--- DATASET EXCERPT ---
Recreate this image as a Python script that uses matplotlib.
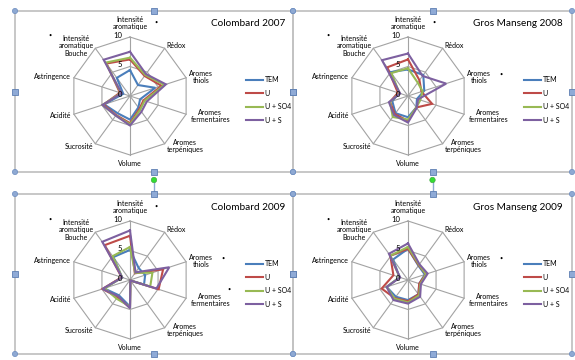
import numpy as np
import matplotlib.pyplot as plt
from matplotlib.patches import Circle, Rectangle

plt.rcParams['font.family'] = ['Lato', 'DejaVu Sans']

W, H = 575, 360
SKALA = 5.9      # pixel per satuan skor
L = 14.0         # setengah lebar sumbu radar (satuan skor)

kategori = ['Intensité\naromatique', 'Rédox', 'Aromes\nthiols', 'Aromes\nfermentaires',
            'Aromes\nterpéniques', 'Volume', 'Sucrosité', 'Acidité', 'Astringence',
            'Intensité\naromatique\nBouche']
perlakuan = ['TEM', 'U', 'U + SO4', 'U + S']
warna = ['#4A7EBB', '#BE4B48', '#98B954', '#7D60A0']

# skor tiap perlakuan: TEM, U, U + SO4, U + S
colombard_2007 = [
    [4.4, 2.3, 4.5, 1.8, 2.4, 4.0, 3.6, 4.6, 1.2, 3.8],
    [6.2, 4.2, 5.6, 2.4, 2.7, 4.6, 4.0, 4.7, 1.8, 6.8],
    [6.5, 4.4, 6.1, 2.6, 2.9, 4.8, 4.1, 4.9, 1.6, 7.0],
    [7.5, 4.6, 6.4, 3.0, 3.3, 5.0, 4.1, 4.9, 1.5, 7.6],
]
gros_manseng_2008 = [
    [4.5, 4.4, 2.9, 1.6, 2.4, 3.6, 3.6, 2.8, 1.6, 5.0],
    [6.2, 3.3, 2.4, 4.3, 2.4, 4.2, 3.8, 3.2, 1.8, 6.0],
    [4.7, 2.8, 2.6, 2.2, 2.4, 4.0, 4.4, 3.2, 1.5, 4.8],
    [7.2, 4.2, 6.8, 1.8, 2.5, 4.5, 4.0, 3.4, 1.4, 7.5],
]
colombard_2009 = [
    [5.1, 2.5, 2.7, 2.5, 0.1, 4.5, 3.2, 4.6, 1.4, 4.8],
    [7.5, 1.4, 5.9, 5.1, 0.1, 4.7, 3.6, 4.9, 1.5, 7.3],
    [5.6, 1.5, 4.0, 3.6, 0.1, 4.5, 3.9, 4.5, 1.4, 5.0],
    [8.4, 1.6, 7.0, 4.7, 0.1, 4.8, 3.4, 4.9, 1.4, 8.0],
]
gros_manseng_2009 = [
    [5.3, 3.0, 3.0, 2.0, 3.0, 3.4, 3.5, 3.8, 1.5, 4.3],
    [5.3, 3.1, 3.2, 2.0, 3.0, 3.6, 3.8, 4.7, 2.6, 5.1],
    [5.6, 3.2, 3.2, 2.2, 3.2, 3.8, 3.9, 3.8, 1.5, 5.1],
    [6.2, 3.3, 3.5, 2.3, 3.5, 4.0, 4.2, 3.8, 1.4, 5.5],
]

# tanda signifikan (indeks kategori)
bintang_c07 = [0, 9]
bintang_g08 = [0, 9, 2]
bintang_c09 = [0, 9, 2, 3]
bintang_g09 = [9, 2]

# letak titik tanda relatif terhadap pusat (px, y ke bawah)
geser_bintang = {0: (26, -74), 9: (-80, -61), 2: (93, -22), 3: (99, 9)}

sudut = np.arange(10) * 2 * np.pi / 10


def fx(px):
    return px / W


def fy(py):
    return 1 - py / H


def sumbu(fig, cx, cy):
    s = 2 * L * SKALA
    ax = fig.add_axes([fx(cx - s / 2), fy(cy + s / 2), s / W, s / H])
    ax.set_xlim(-L, L)
    ax.set_ylim(-L, L)
    ax.axis('off')
    ax.set_zorder(2)
    return ax


def radar(fig, cx, cy, data, judul, bintang):
    ax = sumbu(fig, cx, cy)
    t = np.append(sudut, 0)
    for lv in [5, 10]:
        ax.plot(lv * np.sin(t), lv * np.cos(t), color='#a3a3a3', lw=0.8, zorder=1)
    for a in sudut:
        ax.plot([0, 10 * np.sin(a)], [0, 10 * np.cos(a)], color='#a3a3a3', lw=0.8, zorder=1)

    garis = []
    for nilai, w, nama in zip(data, warna, perlakuan):
        v = np.array(nilai + nilai[:1])
        g, = ax.plot(v * np.sin(t), v * np.cos(t), color=w, lw=1.5, label=nama,
                     solid_joinstyle='miter', zorder=3)
        garis.append(g)

    # label kategori
    for i, nama in enumerate(kategori):
        a = sudut[i]
        if i == 0:
            ax.text(0, 11.2, nama, ha='center', va='bottom', fontsize=5, linespacing=1.05)
        elif i == 5:
            ax.text(0, -10.9, nama, ha='center', va='top', fontsize=5)
        else:
            r = 10.8 if i == 3 else 10.5
            ha = 'left' if np.sin(a) > 0 else 'right'
            ax.text(r * np.sin(a), r * np.cos(a), nama, ha=ha, va='center',
                    fontsize=5, linespacing=1.05, multialignment='center')

    # label skala
    for lv in [0, 5, 10]:
        ax.text(-1.3, lv + 0.3, str(lv), ha='right', va='center', fontsize=5.5)

    for i in bintang:
        dx, dy = geser_bintang[i]
        ax.text(dx / SKALA, -dy / SKALA, '•', ha='center', va='center', fontsize=4)

    fig.text(fx(cx + 155), fy(cy - 72), judul, ha='right', va='center', fontsize=7.2)

    ax.legend(handles=garis, loc='center left',
              bbox_to_anchor=(fx(cx + 113), fy(cy + 4)), bbox_transform=fig.transFigure,
              frameon=False, fontsize=5, handlelength=2.4, handletextpad=0.2,
              labelspacing=0.92, borderpad=0)
    return ax


def bingkai(ax0, x0, y0, x1, y1, putar=False):
    ax0.add_patch(Rectangle((x0, y0), x1 - x0, y1 - y0, fill=False,
                            ec='#c3c3c3', lw=1.3, zorder=1))
    xm, ym = (x0 + x1) / 2, (y0 + y1) / 2
    if putar:
        ax0.plot([xm, xm], [y0 - 14, y0], color='#8da9d4', lw=1.0, zorder=2)
        ax0.add_patch(Circle((xm, y0 - 14), 2.7, fc='#33dd33', ec='#44aa44', lw=0.5, zorder=3))
    for (x, y) in [(x0, y0), (x1, y0), (x0, y1), (x1, y1)]:
        ax0.add_patch(Circle((x, y), 2.6, fc='#8ea9d3', ec='#6c8cbf', lw=0.5, zorder=3))
    for (x, y) in [(xm, y0), (xm, y1), (x0, ym), (x1, ym)]:
        ax0.add_patch(Rectangle((x - 3, y - 3), 6, 6, fc='#8faad6', ec='#5e7fb2',
                                lw=0.6, zorder=3))


fig = plt.figure(figsize=(W / 100, H / 100), dpi=100)
ax0 = fig.add_axes([0, 0, 1, 1])
ax0.set_xlim(0, W)
ax0.set_ylim(H, 0)
ax0.axis('off')

bingkai(ax0, 15, 11, 293, 172)
bingkai(ax0, 293, 11, 572, 172)
bingkai(ax0, 15, 194, 293, 354, putar=True)
bingkai(ax0, 293, 194, 572, 354, putar=True)

radar(fig, 130, 96, colombard_2007, 'Colombard 2007', bintang_c07)
radar(fig, 408, 96, gros_manseng_2008, 'Gros Manseng 2008', bintang_g08)
radar(fig, 130, 280, colombard_2009, 'Colombard 2009', bintang_c09)
radar(fig, 408, 280, gros_manseng_2009, 'Gros Manseng 2009', bintang_g09)

fig.savefig('out.png', dpi=100)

--- GOAL OF THE EXERCISE ---
Exactly reproduce the run of lines from the start of the listing through the line with "warna = ['#4A7EBB', '#BE4B48', '#98B954', '#7D60A0']", inclusive; pictures are not copied.

--- WRITTEN RESPONSE ---
Recreate this image as a Python script that uses matplotlib.
import numpy as np
import matplotlib.pyplot as plt
from matplotlib.patches import Circle, Rectangle

plt.rcParams['font.family'] = ['Lato', 'DejaVu Sans']

W, H = 575, 360
SKALA = 5.9      # pixel per satuan skor
L = 14.0         # setengah lebar sumbu radar (satuan skor)

kategori = ['Intensité\naromatique', 'Rédox', 'Aromes\nthiols', 'Aromes\nfermentaires',
            'Aromes\nterpéniques', 'Volume', 'Sucrosité', 'Acidité', 'Astringence',
            'Intensité\naromatique\nBouche']
perlakuan = ['TEM', 'U', 'U + SO4', 'U + S']
warna = ['#4A7EBB', '#BE4B48', '#98B954', '#7D60A0']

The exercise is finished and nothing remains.